Configpydantic.BaseModel subclassyesDescribes the recipe sub-fields for this source. All fields appear under source: in the YAML alongside type:. The loader passes the entire source: mapping to Config.model_validate(...).
extras_requiredClassVar[list[str]]yesPip extras to suggest when optional dependencies are missing. Purely documentation — Recotem never auto-installs these. Surface a DataSourceError with the install hint in __init__.
no_expand_fieldsClassVar[frozenset[str]]yesField names inside Config whose string values must never receive ${RECOTEM_RECIPE_*} env-var expansion. Use frozenset() when no fields need protection beyond the global baseline (query, query_parameters, which are always guarded). Missing or wrong-type declaration raises DataSourceError at plugin-discovery time.
__init__(config)methodyesReceives an instance of Config. Defer optional dependency imports here; raise DataSourceError with an install hint if imports fail.
fetch(ctx)methodyesReturns a pandas.DataFrame containing at least the columns named in recipe.schema. Must raise DataSourceError (not a bare exception) for external or transient failures — bare exceptions become exit 1 instead of exit 3.
probe()methodoptionalCalled by recotem validate for a lightweight connectivity / auth check. Should never load full data. Raise DataSourceError on failure. Return value is ignored.

Installing a plugin

bash
# Install from PyPI
pip install recotem-my-source

# Install a local development plugin in editable mode
pip install -e ./my-source-plugin/

Verify discovery after install:

bash
recotem validate my_recipe.yaml

If the plugin is not found, validate reports Unknown DataSource type 'my_type' listing all registered names. Confirm the plugin is installed in the same Python environment as recotem.

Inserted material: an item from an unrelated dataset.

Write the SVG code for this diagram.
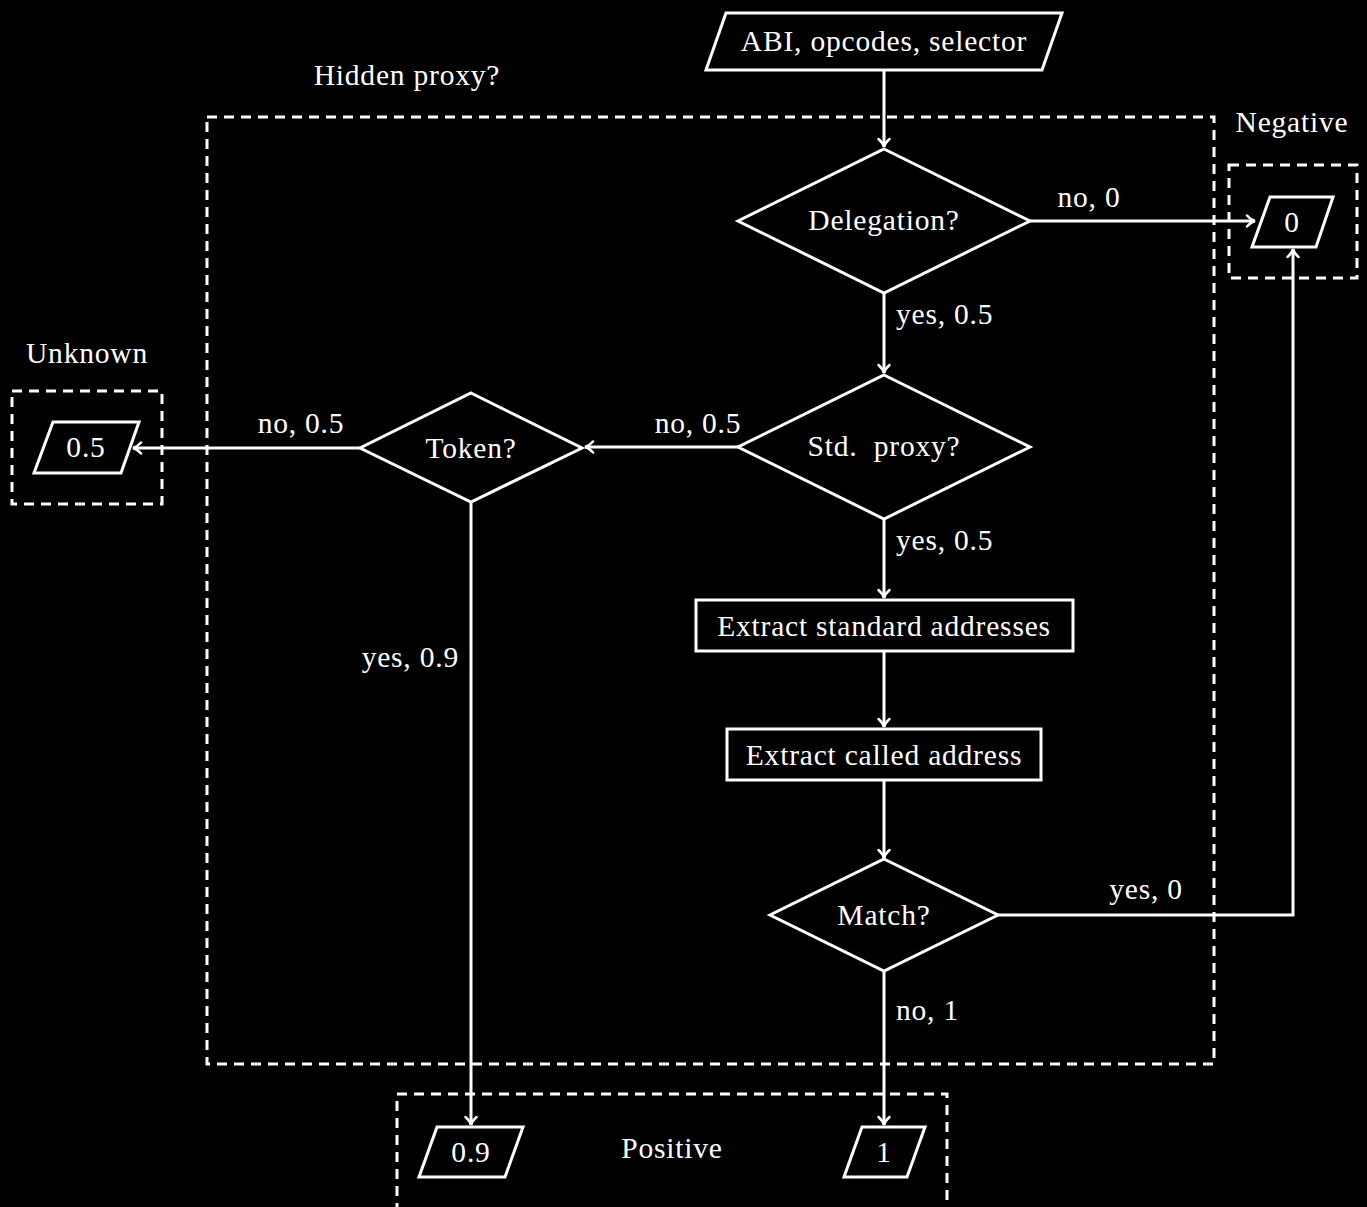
<svg xmlns="http://www.w3.org/2000/svg" width="1367" height="1207" viewBox="0 0 1367 1207" font-family="'Liberation Serif', 'DejaVu Serif', serif" font-size="29.5" letter-spacing="0.8">
<defs>
<style>
.bg{fill:#000}
.shape{fill:#000;stroke:#fff;stroke-width:3;stroke-linejoin:miter}
.group{fill:none;stroke:#fff;stroke-width:3;stroke-dasharray:10 7}
.conn{fill:none;stroke:#fff;stroke-width:3}
text{fill:#fff}
.c{text-anchor:middle;dominant-baseline:central}
.l{text-anchor:start;dominant-baseline:central}
.r{text-anchor:end;dominant-baseline:central}
</style>
<marker id="arr" markerWidth="14" markerHeight="14" refX="10" refY="7" orient="auto" markerUnits="userSpaceOnUse">
<path d="M2,1.5 Q6,6 10,7 Q6,8 2,12.5" fill="none" stroke="#fff" stroke-width="2.5" stroke-linecap="round"/>
</marker>
</defs>
<rect class="bg" x="0" y="0" width="1367" height="1207"/>

<g id="groups">
<rect class="group" x="207" y="117" width="1007" height="947"/>
<text class="c" x="407" y="75">Hidden proxy?</text>
<rect class="group" x="1229" y="165" width="128" height="113"/>
<text class="c" x="1292" y="122">Negative</text>
<rect class="group" x="12" y="391" width="150" height="113"/>
<text class="c" x="87" y="353">Unknown</text>
<rect class="group" x="397" y="1094" width="550" height="130"/>
<text class="c" x="672" y="1148">Positive</text>
</g>

<g id="connectors">
<path class="conn" d="M884,70 V147" marker-end="url(#arr)"/>
<path class="conn" d="M1030,221 H1255" marker-end="url(#arr)"/>
<text class="c" x="1089" y="197">no, 0</text>
<path class="conn" d="M884,293 V373" marker-end="url(#arr)"/>
<text class="l" x="896" y="314">yes, 0.5</text>
<path class="conn" d="M738,447 H585" marker-end="url(#arr)"/>
<text class="c" x="698" y="423">no, 0.5</text>
<path class="conn" d="M360,448 H133" marker-end="url(#arr)"/>
<text class="c" x="301" y="423">no, 0.5</text>
<path class="conn" d="M471,502 V1125" marker-end="url(#arr)"/>
<text class="r" x="459" y="657">yes, 0.9</text>
<path class="conn" d="M884,519 V598" marker-end="url(#arr)"/>
<text class="l" x="896" y="540">yes, 0.5</text>
<path class="conn" d="M884,651 V727" marker-end="url(#arr)"/>
<path class="conn" d="M884,780 V858" marker-end="url(#arr)"/>
<path class="conn" d="M998,915 H1293 V249" marker-end="url(#arr)"/>
<text class="c" x="1146" y="889">yes, 0</text>
<path class="conn" d="M884,971 V1125" marker-end="url(#arr)"/>
<text class="l" x="896" y="1010">no, 1</text>
</g>

<g id="input">
<polygon class="shape" points="726,13 1062,13 1042,70 706,70"/>
<text class="c" x="884" y="41">ABI, opcodes, selector</text>
</g>
<g id="delegation">
<polygon class="shape" points="884,149 1030,221 884,293 738,221"/>
<text class="c" x="884" y="220">Delegation?</text>
</g>
<g id="stdproxy">
<polygon class="shape" points="884,375 1030,447 884,519 738,447"/>
<text class="c" x="884" y="446" xml:space="preserve">Std.  proxy?</text>
</g>
<g id="token">
<polygon class="shape" points="471,393 582,448 471,502 360,448"/>
<text class="c" x="471" y="448">Token?</text>
</g>
<g id="extractstd">
<rect class="shape" x="696" y="600" width="377" height="51"/>
<text class="c" x="884" y="626">Extract standard addresses</text>
</g>
<g id="extractcalled">
<rect class="shape" x="727" y="729" width="314" height="51"/>
<text class="c" x="884" y="755">Extract called address</text>
</g>
<g id="match">
<polygon class="shape" points="884,859 998,915 884,971 770,915"/>
<text class="c" x="884" y="915">Match?</text>
</g>
<g id="out0">
<polygon class="shape" points="1270,197 1333,197 1316,247 1252,247"/>
<text class="c" x="1292" y="222">0</text>
</g>
<g id="out05">
<polygon class="shape" points="53,422 139,422 121,473 34,473"/>
<text class="c" x="86" y="447">0.5</text>
</g>
<g id="out09">
<polygon class="shape" points="437,1127 523,1127 505,1177 419,1177"/>
<text class="c" x="471" y="1152">0.9</text>
</g>
<g id="out1">
<polygon class="shape" points="862,1127 925,1127 907,1177 844,1177"/>
<text class="c" x="884" y="1152">1</text>
</g>
</svg>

Using a plugin in a recipe

A recipe using a plugin looks no different from one using a builtin source. Set source.type to the plugin's type_name and add whichever fields the plugin's Config declares:

yaml
name: echo_test

source:
  type: echo          # matches EchoSource.type_name
  n_users: 50
  n_items: 100
  n_rows: 500
  seed: 42

schema:
  user_column: user_id
  item_column: item_id
  time_column: timestamp   # EchoSource emits integer epoch-second timestamps

training:
  algorithms: [TopPop]
  metric: ndcg
  cutoff: 10
  n_trials: 1

output:
  path: ./artifacts/echo_test.recotem

Train as normal:

bash
recotem train recipe.yaml

The echo plugin above is the canonical reference implementation from examples/plugins/echo-source/. It generates a synthetic DataFrame and is useful for CI pipelines that need to exercise the full train-serve path without real data.

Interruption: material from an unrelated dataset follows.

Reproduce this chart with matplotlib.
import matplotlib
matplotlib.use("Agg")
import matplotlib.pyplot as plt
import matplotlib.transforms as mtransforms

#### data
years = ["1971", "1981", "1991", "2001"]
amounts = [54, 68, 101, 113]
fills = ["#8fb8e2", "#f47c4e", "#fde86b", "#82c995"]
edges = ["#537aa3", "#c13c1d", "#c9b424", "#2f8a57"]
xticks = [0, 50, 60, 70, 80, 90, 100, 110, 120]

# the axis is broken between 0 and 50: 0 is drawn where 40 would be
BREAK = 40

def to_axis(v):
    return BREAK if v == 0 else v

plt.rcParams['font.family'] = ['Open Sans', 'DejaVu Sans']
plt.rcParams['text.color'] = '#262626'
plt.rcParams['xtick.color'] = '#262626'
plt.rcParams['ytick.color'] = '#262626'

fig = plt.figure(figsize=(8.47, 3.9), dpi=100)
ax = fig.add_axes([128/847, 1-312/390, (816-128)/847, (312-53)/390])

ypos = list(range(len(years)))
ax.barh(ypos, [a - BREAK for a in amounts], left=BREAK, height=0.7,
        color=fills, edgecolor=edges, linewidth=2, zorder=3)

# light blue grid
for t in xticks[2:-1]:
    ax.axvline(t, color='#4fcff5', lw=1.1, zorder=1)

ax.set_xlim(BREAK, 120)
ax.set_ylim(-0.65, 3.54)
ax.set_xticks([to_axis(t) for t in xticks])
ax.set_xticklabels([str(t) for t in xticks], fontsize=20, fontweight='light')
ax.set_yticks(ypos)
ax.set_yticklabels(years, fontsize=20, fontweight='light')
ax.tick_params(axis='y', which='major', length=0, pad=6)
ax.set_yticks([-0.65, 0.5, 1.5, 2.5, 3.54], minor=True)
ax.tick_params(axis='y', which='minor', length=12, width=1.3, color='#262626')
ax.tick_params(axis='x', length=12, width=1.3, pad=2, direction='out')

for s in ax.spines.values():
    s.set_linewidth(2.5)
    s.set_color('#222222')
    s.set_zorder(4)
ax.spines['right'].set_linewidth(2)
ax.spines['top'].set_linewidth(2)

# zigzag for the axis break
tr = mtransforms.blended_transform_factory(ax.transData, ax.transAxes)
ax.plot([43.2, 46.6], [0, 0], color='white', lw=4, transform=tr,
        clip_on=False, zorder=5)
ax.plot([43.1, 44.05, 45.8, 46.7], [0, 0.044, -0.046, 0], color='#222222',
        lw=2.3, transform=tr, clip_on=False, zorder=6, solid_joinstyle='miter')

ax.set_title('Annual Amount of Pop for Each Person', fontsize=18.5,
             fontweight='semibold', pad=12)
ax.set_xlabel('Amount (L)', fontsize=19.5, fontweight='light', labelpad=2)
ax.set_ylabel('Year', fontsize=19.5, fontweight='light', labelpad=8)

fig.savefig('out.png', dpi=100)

JSON Schema and IDE integration

recotem schema builds the JSON Schema at runtime by constructing a discriminated union of every registered DataSource Config class — including plugin-provided ones — and substituting it into the Recipe model. Plugin Config schemas appear in the output, which makes IDE autocompletion work for source.* fields. The plugin must be installed in the same Python environment as recotem for its fields to appear.

Plugin packaging reference

A minimal pyproject.toml for a plugin package:

toml
[build-system]
requires = ["hatchling"]
build-backend = "hatchling.build"

[project]
name = "recotem-my-source"
version = "0.1.0"
requires-python = ">=3.12"
dependencies = ["recotem>=2.0,<3", "pandas>=2.2,<4"]

[project.entry-points."recotem.datasources"]
my_source = "recotem_my_source:MySource"

[tool.hatch.build.targets.wheel]
packages = ["src/recotem_my_source"]

The entry-point key (my_source) is used in registry log and error messages but is not the discriminator — Recotem uses the class's type_name attribute. By convention, keep them the same.

Pin recotem>=2.0,<3 in your plugin's dependencies. The type_name / Config / fetch(ctx) contract is stable within the 2.x major version.